However you may feel about the brand and their on-again-off-again CEO, the modern popularity of specialty coffee owes a lot to Starbucks and Howard Schultz. The “Starbucks on every corner” phenomenon was a pretty boilerplate joke back in the late-90s and early-2000s (the best iteration of which appears in Best In Show) but there was a nugget of truth to it. Starbucks brought Italian-style coffee to the American mainstream, and—back when they still used real espresso machines—taught a generation of coffee pros the transferable barista skills that would seed the third wave coffee movement.
So yes, Starbucks and Schultz deserve their flowers, but also, they need to cool it a bit on their revisionist history. In a recent three-hour podcast interview, the former Starbucks CEO states, among other things, that he regrets not trademarking the term “cafe latte” after they “introduced [it] to America.”
As reported by Business Insider India, Schultz recently appeared on an episode of Acquired, a podcast that “tells the stories and strategies of great companies,” per their website. In the sprawling interview—and big thanks to Business Insider India for enduring the three-hour interview to extract the nuggets, because I’m not listening to all that—Schultz drops a few borderline bombshells on hosts Ben Gilbert and David Rosenthal, including that Starbucks originally didn’t roast for themselves but bought and repackaged Peet’s Coffee. He also claims that both espresso manufacturer Faema and Lavazza were asked to invest in Starbucks early on but declined. “Turned me down. They’ll deny it. That’s a fact,” Schultz states.
But the real galling part of the whole interview comes when Schultz states his regret for not trademarking the latte. “The other thing I didn’t do is we introduced caffè latte to America but we didn’t trademark it. We trademarked Frappuccino later on, but we didn’t trademark cafe latte. I wasn’t thinking; I missed it.”

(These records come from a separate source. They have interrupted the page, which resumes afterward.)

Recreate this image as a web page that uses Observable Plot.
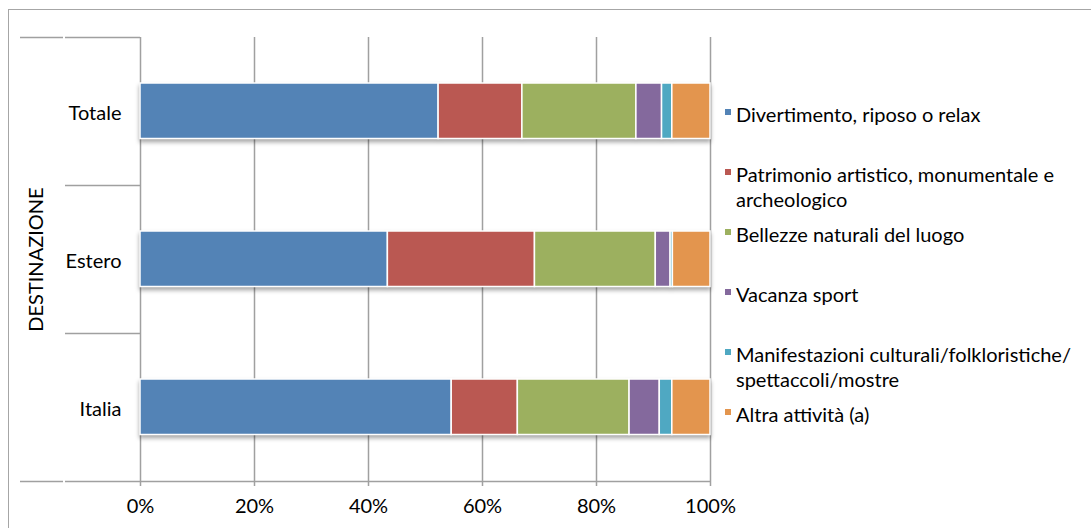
<!DOCTYPE html>
<html>
<head>
<meta charset="utf-8">
<script src="https://cdn.jsdelivr.net/npm/d3@7"></script>
<script src="https://cdn.jsdelivr.net/npm/@observablehq/plot@0.6"></script>
<style>
  html, body { margin: 0; padding: 0; background: #fff; }
  #wrap { position: relative; width: 1091px; height: 528px; overflow: hidden; font-family: Lato, sans-serif; }
  #border { position: absolute; left: 8px; top: 9px; width: 1120px; height: 560px; border: 1.5px solid #a6a6a6; box-sizing: border-box; }
  #chart { position: absolute; left: 0; top: 0; }
  #chart svg g[aria-label="bar"] { filter: drop-shadow(0px 3px 2px rgba(0,0,0,0.35)); }
  #legend { position: absolute; left: 725px; top: 0; font-size: 20px; line-height: 25px; color: #000; }
  .item { position: absolute; left: 0; white-space: pre; }
  .sw { position: absolute; left: 0; top: 7.5px; width: 6px; height: 6px; }
  .lab { position: absolute; left: 11px; top: 0; }
</style>
</head>
<body>
<div id="wrap">
  <div id="border"></div>
  <div id="chart"></div>
  <div id="legend"></div>
</div>
<script>
// ---- Data ----
const destinations = ["Totale", "Estero", "Italia"];
const categories = [
  "Divertimento, riposo o relax",
  "Patrimonio artistico, monumentale e\narcheologico",
  "Bellezze naturali del luogo",
  "Vacanza sport",
  "Manifestazioni culturali/folkloristiche/\nspettaccoli/mostre",
  "Altra attività (a)"
];
const colors = ["#5383B6", "#BA5852", "#9CB05F", "#84699D", "#4FA8C2", "#E3954E"];
// values per destination, order: Totale, Estero, Italia (percent)
const divertimento   = [52.3, 43.4, 54.6];
const patrimonio     = [14.7, 25.8, 11.6];
const bellezze       = [20.0, 21.2, 19.6];
const vacanzaSport   = [4.5, 2.6, 5.3];
const manifestazioni = [1.8, 0.4, 2.2];
const altra          = [6.7, 6.6, 6.7];
const xTicks = [0, 20, 40, 60, 80, 100];
const xTickLabels = ["0%", "20%", "40%", "60%", "80%", "100%"];
const yTitle = "DESTINAZIONE";

const seriesValues = [divertimento, patrimonio, bellezze, vacanzaSport, manifestazioni, altra];
const rows = categories.flatMap((c, i) => destinations.map((d, j) => ({dest: d, cat: c, value: seriesValues[i][j]})));

// ---- Layout ----
const W = 1091, H = 528;
const mL = 140, mR = 381, mT = 37, mB = 47;
const step = (H - mT - mB) / destinations.length;
const gridColor = "#a0a0a0";
const FS = 20;

const chart = Plot.plot({
  width: W, height: H,
  marginLeft: mL, marginRight: mR, marginTop: mT, marginBottom: mB,
  style: {fontFamily: "Lato, sans-serif", fontSize: FS + "px", color: "#000", background: "transparent", overflow: "visible"},
  x: {domain: [0, 100], axis: null},
  y: {domain: destinations, padding: 0, axis: null},
  color: {domain: categories, range: colors},
  marks: [
    // vertical gridlines (extend below axis as ticks)
    Plot.ruleX(xTicks, {x: d => d, stroke: gridColor, strokeWidth: 1.5, insetBottom: -5}),
    // category separators
    Plot.ruleY(destinations.slice(1), {y: d => d, dy: -step / 2, x1: 0, x2: 0, insetLeft: -75, stroke: gridColor, strokeWidth: 1.5}),
    // top outer line (two segments)
    Plot.ruleY(destinations.slice(0, 1), {y: d => d, dy: -step / 2, x1: 0, x2: 0, insetLeft: -75, stroke: gridColor, strokeWidth: 1.5}),
    Plot.ruleY(destinations.slice(0, 1), {y: d => d, dy: -step / 2, x1: 0, x2: 0, insetLeft: -120, insetRight: 77, stroke: gridColor, strokeWidth: 1.5}),
    // bottom axis line (two left segments + axis)
    Plot.ruleY(destinations.slice(-1), {y: d => d, dy: step / 2, x1: 0, x2: 100, insetLeft: -75, stroke: gridColor, strokeWidth: 1.5}),
    Plot.ruleY(destinations.slice(-1), {y: d => d, dy: step / 2, x1: 0, x2: 0, insetLeft: -120, insetRight: 77, stroke: gridColor, strokeWidth: 1.5}),
    // bars
    Plot.barX(rows, Plot.stackX({
      x: "value", y: "dest", fill: "cat", order: categories,
      stroke: "#fff", strokeWidth: 1.5, insetTop: 46, insetBottom: 46.5
    })),
    // y tick labels
    Plot.text(destinations, {y: d => d, text: d => d, frameAnchor: "left", textAnchor: "end", lineAnchor: "middle", dx: -19, dy: 2.5, fontSize: FS, fill: "#000"}),
    // x tick labels
    Plot.text(xTicks, {x: d => d, text: d => xTickLabels[xTicks.indexOf(d)], frameAnchor: "bottom", textAnchor: "middle", lineAnchor: "middle", dy: 25, fontSize: FS, fill: "#000"}),
    // y axis title
    Plot.text([yTitle], {text: d => d, frameAnchor: "left", textAnchor: "middle", lineAnchor: "middle", dx: -104, rotate: -90, fontSize: FS, fill: "#000"})
  ]
});
document.getElementById("chart").appendChild(chart);

// ---- Legend ----
const legend = d3.select("#legend");
const items = legend.selectAll(".item").data(categories).enter().append("div")
  .attr("class", "item")
  .style("top", (d, i) => (101.5 + 60 * i) + "px");
items.append("div").attr("class", "sw").style("background", (d, i) => colors[i]);
items.append("div").attr("class", "lab").text(d => d);
</script>
</body>
</html>
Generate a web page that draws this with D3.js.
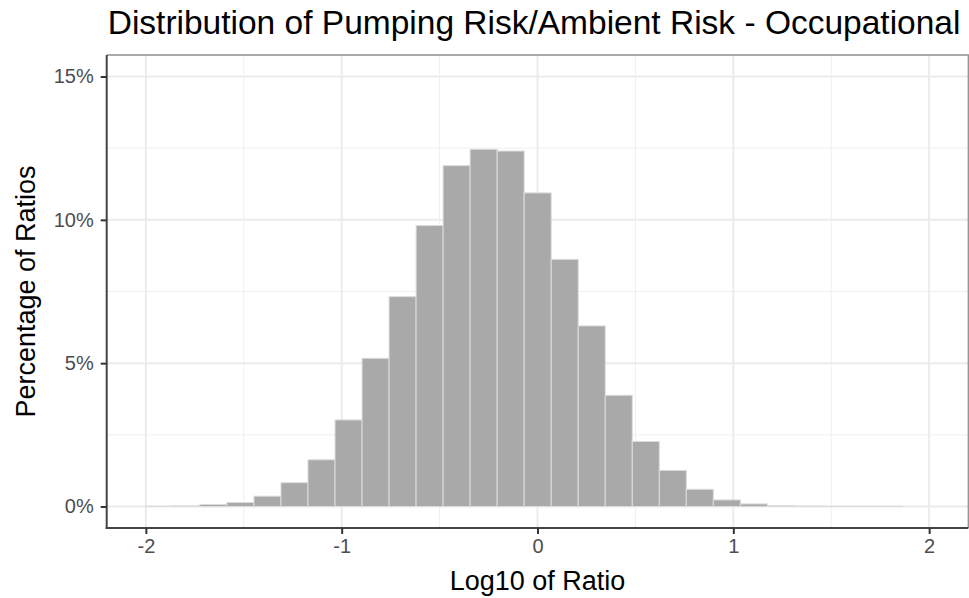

Pushing aside the general sleaze of wanting to trademark something that you freely admit to not having created but simply imported, the stated American progenation of the latte is suspect at best. The latte in some form or another has been around for at least a hundred and fifty years. Claiming to be the first to do it in America in the [checks note] 1980s just feels wrong. Made linguistically popular in one geographic region? Sure… but introduced? That’s something different.
The history of the American usage of the term latte is far from settled, but it certainly begins before the ‘80s. One popular theory is that the drink traces back to Caffe Mediterraneum in the 1950s. The owner of the Berkeley, California coffee shop, Lino Meiorin, claims to have invented the latte and made it a “standard drink.” Such a claim is often refuted, not that “it is unlikely that Meiorin was the first to add a generous amount of milk to espresso or call such a drink a caffè latte.” If Meiorin wasn’t the first, then neither was the ‘Bucks.
There is an even older instance of the term latte used by an American. The essayist William Dean Howells is attributed with the first usage of the word all the way back in 1867 in his book Italian Journeys.
While it takes a certain billionaire form of hubris to claim ownership over something you didn’t invent and don’t own, verily there exists an alternate timeline version of our world in which Howard Schultz did, in fact, successfully trademark the term “cafe latte.” Can you even imagine? Having to pay a usage tax to Starbucks every time a cafe served a drink by such a name. Or maybe folks would circumvent this obviously stupid application of the law by calling their lattes by another name.
In this theoretical world we’re drinking a Hot Schultz. A Steaming Howie. Just don’t call it a latte, because that’ll cost extra.